§ **Entries with chart source code**
■ ■ ■ ■

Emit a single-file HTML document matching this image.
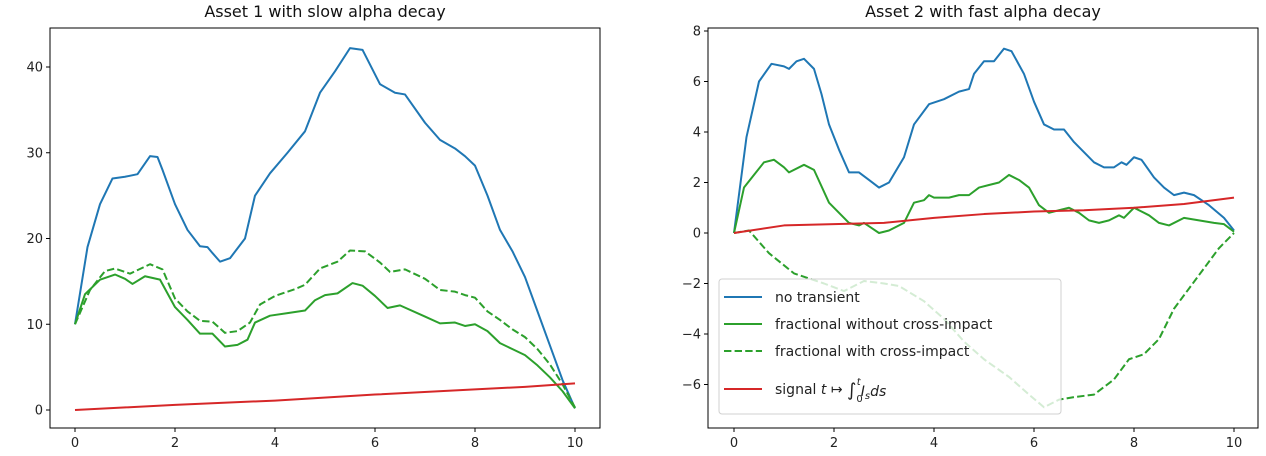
<!DOCTYPE html>
<html><head><meta charset="utf-8"><style>
html,body{margin:0;padding:0;background:#fff;}
svg{display:block;font-family:"DejaVu Sans","Liberation Sans",sans-serif;}
</style></head><body>
<svg id="chart" width="1266" height="456" viewBox="0 0 1266 456"></svg>
<script>
// ---- data ----
const a1BlueX=[0,0.25,0.5,0.75,1,1.25,1.5,1.65,1.75,2,2.25,2.5,2.65,2.75,2.9,3.1,3.4,3.6,3.9,4.25,4.6,4.9,5.2,5.5,5.75,6.1,6.4,6.6,7.0,7.3,7.6,7.8,8.0,8.25,8.5,8.75,9,9.25,9.5,9.75,10];
const a1BlueY=[10,19,24,27,27.2,27.5,29.6,29.5,28,24,21,19.1,19,18.3,17.3,17.7,20,25,27.6,30,32.5,37,39.5,42.2,42,38,37,36.8,33.5,31.5,30.5,29.6,28.5,25,21,18.5,15.5,11.5,7.5,3.5,0.2];
const a1GreenX=[0,0.2,0.5,0.8,1,1.15,1.4,1.7,2,2.25,2.5,2.75,3,3.25,3.45,3.6,3.9,4.25,4.6,4.8,5.0,5.25,5.55,5.75,6.0,6.25,6.5,7.0,7.3,7.6,7.8,8.0,8.25,8.5,8.75,9.0,9.25,9.5,9.75,10];
const a1GreenY=[10,13.5,15.2,15.8,15.3,14.7,15.6,15.2,12,10.5,8.9,8.9,7.4,7.6,8.2,10.2,11,11.3,11.6,12.8,13.4,13.6,14.8,14.5,13.3,11.9,12.2,10.9,10.1,10.2,9.8,10,9.2,7.8,7.1,6.4,5.2,3.8,2.2,0.2];
const a1DashX=[0,0.3,0.6,0.8,1.1,1.5,1.75,2,2.25,2.5,2.75,3,3.25,3.5,3.7,4.0,4.4,4.6,4.9,5.25,5.5,5.8,6.1,6.3,6.6,7.0,7.3,7.6,7.8,8.0,8.25,8.5,8.75,9,9.25,9.5,9.75,10];
const a1DashY=[10,14,16.2,16.5,15.9,17,16.4,13,11.5,10.4,10.3,9,9.2,10.2,12.3,13.3,14.1,14.6,16.5,17.3,18.6,18.5,17.2,16.1,16.4,15.3,14,13.8,13.4,13.1,11.5,10.5,9.4,8.5,7.1,5.3,3,0.3];
const a1RedX=[0,2,4,6,8,9,10];
const a1RedY=[0,0.6,1.1,1.8,2.4,2.7,3.1];
const a2BlueX=[0,0.25,0.5,0.75,1.0,1.1,1.25,1.4,1.6,1.75,1.9,2.1,2.3,2.5,2.7,2.9,3.1,3.4,3.6,3.9,4.2,4.5,4.7,4.8,5.0,5.2,5.4,5.55,5.8,6.0,6.2,6.4,6.6,6.8,7.0,7.2,7.4,7.6,7.75,7.85,8.0,8.15,8.4,8.6,8.8,9.0,9.2,9.5,9.8,10];
const a2BlueY=[0,3.8,6.0,6.7,6.6,6.5,6.8,6.9,6.5,5.5,4.3,3.3,2.4,2.4,2.1,1.8,2.0,3.0,4.3,5.1,5.3,5.6,5.7,6.3,6.8,6.8,7.3,7.2,6.3,5.2,4.3,4.1,4.1,3.6,3.2,2.8,2.6,2.6,2.8,2.7,3.0,2.9,2.2,1.8,1.5,1.6,1.5,1.1,0.6,0.1];
const a2GreenX=[0,0.2,0.4,0.6,0.8,1.0,1.1,1.4,1.6,1.9,2.1,2.3,2.5,2.6,2.75,2.9,3.1,3.4,3.6,3.8,3.9,4.0,4.3,4.5,4.7,4.9,5.1,5.3,5.5,5.7,5.9,6.1,6.3,6.5,6.7,6.9,7.1,7.3,7.5,7.7,7.8,8.0,8.3,8.5,8.7,9.0,9.3,9.6,9.8,10];
const a2GreenY=[0,1.8,2.3,2.8,2.9,2.6,2.4,2.7,2.5,1.2,0.8,0.4,0.3,0.4,0.2,0,0.1,0.4,1.2,1.3,1.5,1.4,1.4,1.5,1.5,1.8,1.9,2.0,2.3,2.1,1.8,1.1,0.8,0.9,1.0,0.8,0.5,0.4,0.5,0.7,0.6,1.0,0.7,0.4,0.3,0.6,0.5,0.4,0.35,0.05];
const a2DashX=[0,0.3,0.7,1.2,1.5,1.8,2.2,2.6,3,3.3,3.8,4.2,4.6,5.0,5.5,5.9,6.2,6.5,6.8,7.2,7.6,7.9,8.2,8.5,8.8,9.1,9.4,9.7,10];
const a2DashY=[0,0.1,-0.8,-1.6,-1.8,-2.0,-2.3,-1.9,-2.0,-2.1,-2.7,-3.4,-4.3,-5.0,-5.7,-6.4,-6.9,-6.6,-6.5,-6.4,-5.8,-5.0,-4.8,-4.2,-3.0,-2.2,-1.4,-0.6,0.0];
const a2RedX=[0,1,2,3,4,5,6,7,8,9,10];
const a2RedY=[0,0.3,0.35,0.4,0.6,0.75,0.85,0.9,1.0,1.15,1.4];
const xTicks=[0,2,4,6,8,10];
const a1YTicks=[0,10,20,30,40];
const a2YTicks=[-6,-4,-2,0,2,4,6,8];
const legendLabels=["no transient","fractional without cross-impact","fractional with cross-impact"];

const NS="http://www.w3.org/2000/svg";
const svg=document.getElementById('chart');
function mk(tag,attrs,parent){const e=document.createElementNS(NS,tag);for(const k in attrs)e.setAttribute(k,attrs[k]);(parent||svg).appendChild(e);return e;}
const BLUE="#1f77b4",GREEN="#2ca02c",RED="#d62728";

function panel(opt){
  const g=mk('g',{});
  
  
  const sx=v=>opt.x0+(v-0)*opt.xs;
  const sy=v=>opt.y0-v*opt.ys;
  function line(xs,ys,color,dash,name){
    let d='';for(let i=0;i<xs.length;i++)d+=(i?'L':'M')+sx(xs[i]).toFixed(2)+' '+sy(ys[i]).toFixed(2);
    const p=mk('path',{d:d,fill:'none',stroke:color,'stroke-width':2,'stroke-linejoin':'round'},g);
    if(dash)p.setAttribute('stroke-dasharray','7.4,3.2');
    
    
  }
  line(opt.bx,opt.by,BLUE,false,'series-no-transient');
  line(opt.gx,opt.gy,GREEN,false,'series-fractional-without-cross-impact');
  line(opt.dx,opt.dy,GREEN,true,'series-fractional-with-cross-impact');
  line(opt.rx,opt.ry,RED,false,'series-signal');
  const fr=mk('rect',{x:opt.L,y:opt.T,width:opt.R-opt.L,height:opt.B-opt.T,fill:'none',stroke:'#000','stroke-width':1},g);
  
  
  xTicks.forEach(v=>{
    const x=sx(v);
    mk('line',{x1:x,x2:x,y1:opt.B,y2:opt.B+4,stroke:'#000'},g);
    const t=mk('text',{x:x,y:opt.B+19,'text-anchor':'middle','font-size':13,fill:'#222'},g);
    t.textContent=v;
    
    
  });
  opt.yt.forEach(v=>{
    const y=sy(v);
    mk('line',{x1:opt.L-4,x2:opt.L,y1:y,y2:y,stroke:'#000'},g);
    const t=mk('text',{x:opt.L-7,y:y+4.5,'text-anchor':'end','font-size':13,fill:'#222'},g);
    t.textContent=(v<0?'\u2212'+(-v):v);
    
    
  });
  const ti=mk('text',{x:(opt.L+opt.R)/2,y:17,'text-anchor':'middle','font-size':16,fill:'#111'},g);
  ti.textContent=opt.title;
  
  
  return g;
}
panel({name:'panel-asset-1',L:50,R:600,T:28,B:428,x0:75,xs:50,y0:410,ys:8.575,yt:a1YTicks,title:'Asset 1 with slow alpha decay',
  bx:a1BlueX,by:a1BlueY,gx:a1GreenX,gy:a1GreenY,dx:a1DashX,dy:a1DashY,rx:a1RedX,ry:a1RedY});
panel({name:'panel-asset-2',L:708,R:1258,T:28,B:428,x0:734,xs:50,y0:233,ys:25.25,yt:a2YTicks,title:'Asset 2 with fast alpha decay',
  bx:a2BlueX,by:a2BlueY,gx:a2GreenX,gy:a2GreenY,dx:a2DashX,dy:a2DashY,rx:a2RedX,ry:a2RedY});

// legend
const lg=mk('g',{});


mk('rect',{x:719,y:279,width:342,height:135,rx:3,fill:'rgba(255,255,255,0.8)',stroke:'#d0d0d0','stroke-width':1},lg);
const colors=[BLUE,GREEN,GREEN];
const rowsY=[297,324,351];
legendLabels.forEach((lab,i)=>{
  const l=mk('line',{x1:724,x2:762,y1:rowsY[i],y2:rowsY[i],stroke:colors[i],'stroke-width':2},lg);
  if(i===2)l.setAttribute('stroke-dasharray','7.4,3.2');
  const t=mk('text',{x:775,y:rowsY[i]+5,'font-size':14,fill:'#222'},lg);
  t.textContent=lab;
  
  
});
mk('line',{x1:724,x2:762,y1:389,y2:389,stroke:RED,'stroke-width':2},lg);
const st=mk('text',{x:775,y:394,'font-size':14,fill:'#222'},lg);


st.innerHTML='signal <tspan font-style="italic">t</tspan> \u21a6 <tspan font-size="18" dy="2">\u222b</tspan><tspan font-size="10" dy="6">0</tspan><tspan font-size="10" font-style="italic" dx="-6" dy="-17">t</tspan><tspan font-style="italic" dy="11">I</tspan><tspan font-style="italic" font-size="10" dy="3">s</tspan><tspan font-style="italic" dy="-3">ds</tspan>';
</script>
</body></html>
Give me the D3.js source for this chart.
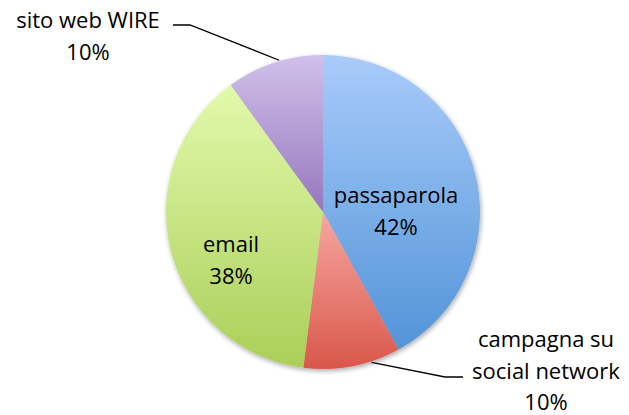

■ ■ ■ ■

Leave out every line without the string "document" and copy the rest.

§ **Output for this task**
Emit a single-file HTML document matching this image.
const svg=document.getElementById('chart');
function mk(tag,attrs,parent){const e=document.createElementNS(NS,tag);for(const k in attrs)e.setAttribute(k,attrs[k]);(parent||svg).appendChild(e);return e;}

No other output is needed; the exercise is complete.